Exercise brief: Extract only the first line of the listing and every line after it up to and including the one with "return fig.add_axes([x0 /". Omit the pictures.

****

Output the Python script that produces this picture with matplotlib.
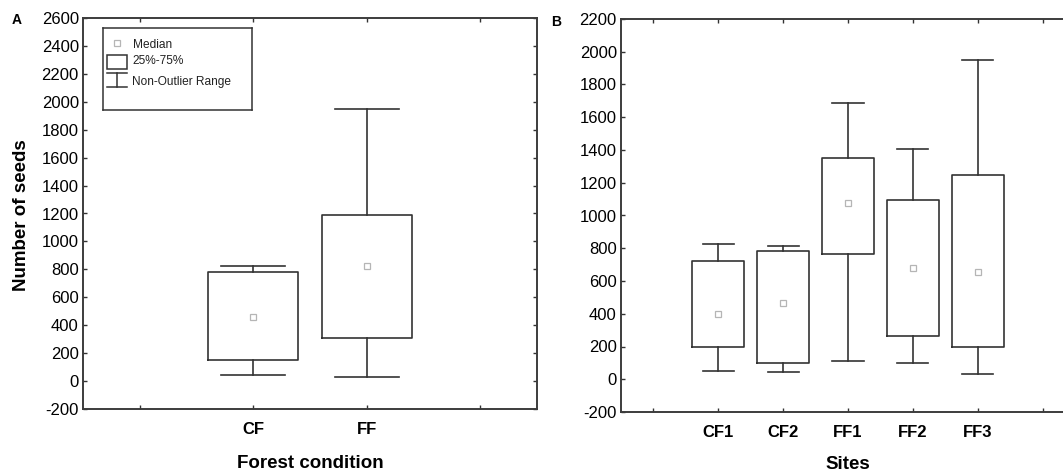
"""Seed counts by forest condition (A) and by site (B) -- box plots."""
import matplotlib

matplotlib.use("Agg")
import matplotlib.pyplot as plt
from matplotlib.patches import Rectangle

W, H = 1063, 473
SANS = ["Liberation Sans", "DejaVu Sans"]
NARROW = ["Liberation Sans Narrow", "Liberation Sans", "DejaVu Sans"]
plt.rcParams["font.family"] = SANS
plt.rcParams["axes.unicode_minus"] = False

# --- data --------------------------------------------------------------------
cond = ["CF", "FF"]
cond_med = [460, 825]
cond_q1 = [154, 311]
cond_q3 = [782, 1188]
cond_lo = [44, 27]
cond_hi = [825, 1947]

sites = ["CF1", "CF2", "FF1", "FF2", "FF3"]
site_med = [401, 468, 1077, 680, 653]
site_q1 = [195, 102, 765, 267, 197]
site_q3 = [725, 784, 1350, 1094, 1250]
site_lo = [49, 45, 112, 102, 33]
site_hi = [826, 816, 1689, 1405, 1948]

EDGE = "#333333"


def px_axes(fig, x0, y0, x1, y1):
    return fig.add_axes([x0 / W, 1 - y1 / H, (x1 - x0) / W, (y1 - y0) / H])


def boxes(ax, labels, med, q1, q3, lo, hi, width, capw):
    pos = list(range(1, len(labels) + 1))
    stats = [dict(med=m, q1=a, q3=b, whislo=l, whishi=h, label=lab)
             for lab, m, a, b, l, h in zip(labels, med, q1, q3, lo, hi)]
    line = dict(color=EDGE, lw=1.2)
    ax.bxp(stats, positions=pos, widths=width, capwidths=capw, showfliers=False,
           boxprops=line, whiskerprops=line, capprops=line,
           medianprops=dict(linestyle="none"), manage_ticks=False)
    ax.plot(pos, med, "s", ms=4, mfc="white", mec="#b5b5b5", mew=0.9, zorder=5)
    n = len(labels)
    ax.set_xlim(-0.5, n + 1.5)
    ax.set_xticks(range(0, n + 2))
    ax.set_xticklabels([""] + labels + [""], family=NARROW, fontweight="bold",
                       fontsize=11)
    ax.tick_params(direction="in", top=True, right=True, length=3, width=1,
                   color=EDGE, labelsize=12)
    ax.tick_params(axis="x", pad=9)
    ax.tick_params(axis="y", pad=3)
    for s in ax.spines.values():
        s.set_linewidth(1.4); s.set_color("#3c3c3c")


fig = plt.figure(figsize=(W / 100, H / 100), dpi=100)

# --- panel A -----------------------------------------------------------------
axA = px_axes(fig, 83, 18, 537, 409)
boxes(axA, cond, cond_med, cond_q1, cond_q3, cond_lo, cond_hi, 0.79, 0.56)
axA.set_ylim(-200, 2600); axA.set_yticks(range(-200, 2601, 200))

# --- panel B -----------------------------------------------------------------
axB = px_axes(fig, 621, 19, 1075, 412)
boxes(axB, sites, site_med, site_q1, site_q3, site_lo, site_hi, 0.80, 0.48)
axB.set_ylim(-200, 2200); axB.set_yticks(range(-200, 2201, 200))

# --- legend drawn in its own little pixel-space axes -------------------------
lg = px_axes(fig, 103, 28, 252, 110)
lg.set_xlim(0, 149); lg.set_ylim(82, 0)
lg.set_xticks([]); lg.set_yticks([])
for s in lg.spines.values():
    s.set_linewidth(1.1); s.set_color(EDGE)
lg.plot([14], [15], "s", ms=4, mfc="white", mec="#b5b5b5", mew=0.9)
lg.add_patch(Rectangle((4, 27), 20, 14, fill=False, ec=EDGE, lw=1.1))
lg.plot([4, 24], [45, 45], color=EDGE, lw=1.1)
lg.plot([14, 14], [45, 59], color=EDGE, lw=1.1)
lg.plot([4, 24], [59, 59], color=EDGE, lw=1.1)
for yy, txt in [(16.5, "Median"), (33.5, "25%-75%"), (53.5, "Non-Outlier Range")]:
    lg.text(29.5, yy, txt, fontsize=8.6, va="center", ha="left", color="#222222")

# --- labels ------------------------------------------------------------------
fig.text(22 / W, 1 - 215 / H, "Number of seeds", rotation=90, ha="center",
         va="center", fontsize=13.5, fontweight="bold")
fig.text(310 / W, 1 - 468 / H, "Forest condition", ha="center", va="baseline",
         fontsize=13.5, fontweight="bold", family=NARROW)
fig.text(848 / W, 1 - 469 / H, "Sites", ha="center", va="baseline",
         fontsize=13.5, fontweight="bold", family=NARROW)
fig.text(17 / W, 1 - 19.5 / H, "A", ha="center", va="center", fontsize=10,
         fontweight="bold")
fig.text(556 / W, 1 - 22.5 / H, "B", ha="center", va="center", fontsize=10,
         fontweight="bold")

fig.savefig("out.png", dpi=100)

****

Output:
Output the Python script that produces this picture with matplotlib.
"""Seed counts by forest condition (A) and by site (B) -- box plots."""
import matplotlib

matplotlib.use("Agg")
import matplotlib.pyplot as plt
from matplotlib.patches import Rectangle

W, H = 1063, 473
SANS = ["Liberation Sans", "DejaVu Sans"]
NARROW = ["Liberation Sans Narrow", "Liberation Sans", "DejaVu Sans"]
plt.rcParams["font.family"] = SANS
plt.rcParams["axes.unicode_minus"] = False

# --- data --------------------------------------------------------------------
cond = ["CF", "FF"]
cond_med = [460, 825]
cond_q1 = [154, 311]
cond_q3 = [782, 1188]
cond_lo = [44, 27]
cond_hi = [825, 1947]

sites = ["CF1", "CF2", "FF1", "FF2", "FF3"]
site_med = [401, 468, 1077, 680, 653]
site_q1 = [195, 102, 765, 267, 197]
site_q3 = [725, 784, 1350, 1094, 1250]
site_lo = [49, 45, 112, 102, 33]
site_hi = [826, 816, 1689, 1405, 1948]

EDGE = "#333333"


def px_axes(fig, x0, y0, x1, y1):
    return fig.add_axes([x0 / W, 1 - y1 / H, (x1 - x0) / W, (y1 - y0) / H])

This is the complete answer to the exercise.